| Data excerpt |
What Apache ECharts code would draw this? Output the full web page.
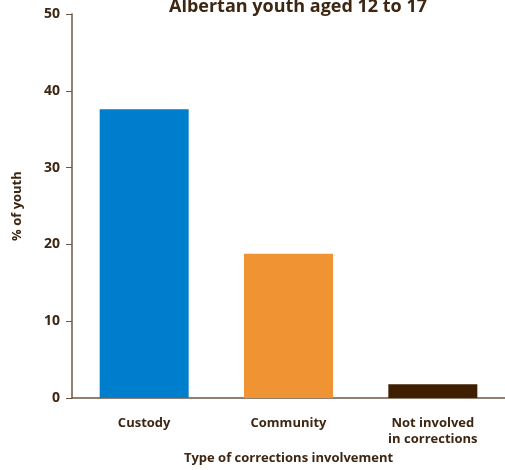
<!DOCTYPE html>
<html>
<head>
<meta charset="utf-8">
<script src="https://cdn.jsdelivr.net/npm/echarts@6/dist/echarts.min.js"></script>
<style>
  html, body { margin: 0; padding: 0; background: #fff; }
  #chart { width: 505px; height: 470px; }
</style>
</head>
<body>
<div id="chart"></div>
<script>
const categories = ['Custody', 'Community', 'Not involved\nin corrections'];
const values = [37.6, 18.8, 1.8];
const barColors = ['#007ece', '#f09433', '#3e1f02'];
const yTicks = [0, 10, 20, 30, 40, 50];

const textColor = '#3d2612';
const axisColor = '#6e5644';
const fontFamily = '"Open Sans", "Noto Sans", sans-serif';

const chart = echarts.init(document.getElementById('chart'));
chart.setOption({
  animation: false,
  title: {
    text: 'Albertan youth aged 12 to 17',
    left: 293,
    textAlign: 'center',
    top: -7,
    textStyle: { fontFamily, fontSize: 18, fontWeight: 'bold', color: textColor }
  },
  // plot area runs past the right edge of the canvas
  grid: { left: 72, top: 14, width: 444, height: 389 },
  xAxis: {
    type: 'category',
    data: categories,
    name: 'Type of corrections involvement',
    nameLocation: 'middle',
    nameGap: 52,
    nameTextStyle: { fontFamily, fontSize: 13, fontWeight: 'bold', color: textColor },
    axisLine: { lineStyle: { color: axisColor, width: 1.5 } },
    axisTick: { alignWithLabel: true, length: 6, lineStyle: { color: axisColor } },
    axisLabel: { fontFamily, fontSize: 13, fontWeight: 'bold', color: textColor, margin: 17, lineHeight: 16 }
  },
  yAxis: {
    type: 'value',
    min: yTicks[0],
    max: yTicks[yTicks.length - 1],
    interval: 10,
    name: '% of youth',
    nameLocation: 'middle',
    nameGap: 48,
    nameRotate: 90,
    nameTextStyle: { fontFamily, fontSize: 13, fontWeight: 'bold', color: textColor },
    axisLine: { show: true, lineStyle: { color: axisColor, width: 1.5 } },
    axisTick: { show: true, length: 6, lineStyle: { color: axisColor } },
    axisLabel: { fontFamily, fontSize: 14, fontWeight: 'bold', color: textColor, margin: 12 },
    splitLine: { show: false }
  },
  series: [{
    type: 'bar',
    barWidth: 89,
    data: values.map((v, i) => ({ value: v, itemStyle: { color: barColors[i] } }))
  }]
});
</script>
</body>
</html>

| To do |
Exclude the images and reproduce the remaining data exactly.

| Exercise response |
What Apache ECharts code would draw this? Output the full web page.
<!DOCTYPE html>
<html>
<head>
<meta charset="utf-8">
<script src="https://cdn.jsdelivr.net/npm/echarts@6/dist/echarts.min.js"></script>
<style>
  html, body { margin: 0; padding: 0; background: #fff; }
  #chart { width: 505px; height: 470px; }
</style>
</head>
<body>
<div id="chart"></div>
<script>
const categories = ['Custody', 'Community', 'Not involved\nin corrections'];
const values = [37.6, 18.8, 1.8];
const barColors = ['#007ece', '#f09433', '#3e1f02'];
const yTicks = [0, 10, 20, 30, 40, 50];

const textColor = '#3d2612';
const axisColor = '#6e5644';
const fontFamily = '"Open Sans", "Noto Sans", sans-serif';

const chart = echarts.init(document.getElementById('chart'));
chart.setOption({
  animation: false,
  title: {
    text: 'Albertan youth aged 12 to 17',
    left: 293,
    textAlign: 'center',
    top: -7,
    textStyle: { fontFamily, fontSize: 18, fontWeight: 'bold', color: textColor }
  },
  // plot area runs past the right edge of the canvas
  grid: { left: 72, top: 14, width: 444, height: 389 },
  xAxis: {
    type: 'category',
    data: categories,
    name: 'Type of corrections involvement',
    nameLocation: 'middle',
    nameGap: 52,
    nameTextStyle: { fontFamily, fontSize: 13, fontWeight: 'bold', color: textColor },
    axisLine: { lineStyle: { color: axisColor, width: 1.5 } },
    axisTick: { alignWithLabel: true, length: 6, lineStyle: { color: axisColor } },
    axisLabel: { fontFamily, fontSize: 13, fontWeight: 'bold', color: textColor, margin: 17, lineHeight: 16 }
  },
  yAxis: {
    type: 'value',
    min: yTicks[0],
    max: yTicks[yTicks.length - 1],
    interval: 10,
    name: '% of youth',
    nameLocation: 'middle',
    nameGap: 48,
    nameRotate: 90,
    nameTextStyle: { fontFamily, fontSize: 13, fontWeight: 'bold', color: textColor },
    axisLine: { show: true, lineStyle: { color: axisColor, width: 1.5 } },
    axisTick: { show: true, length: 6, lineStyle: { color: axisColor } },
    axisLabel: { fontFamily, fontSize: 14, fontWeight: 'bold', color: textColor, margin: 12 },
    splitLine: { show: false }
  },
  series: [{
    type: 'bar',
    barWidth: 89,
    data: values.map((v, i) => ({ value: v, itemStyle: { color: barColors[i] } }))
  }]
});
</script>
</body>
</html>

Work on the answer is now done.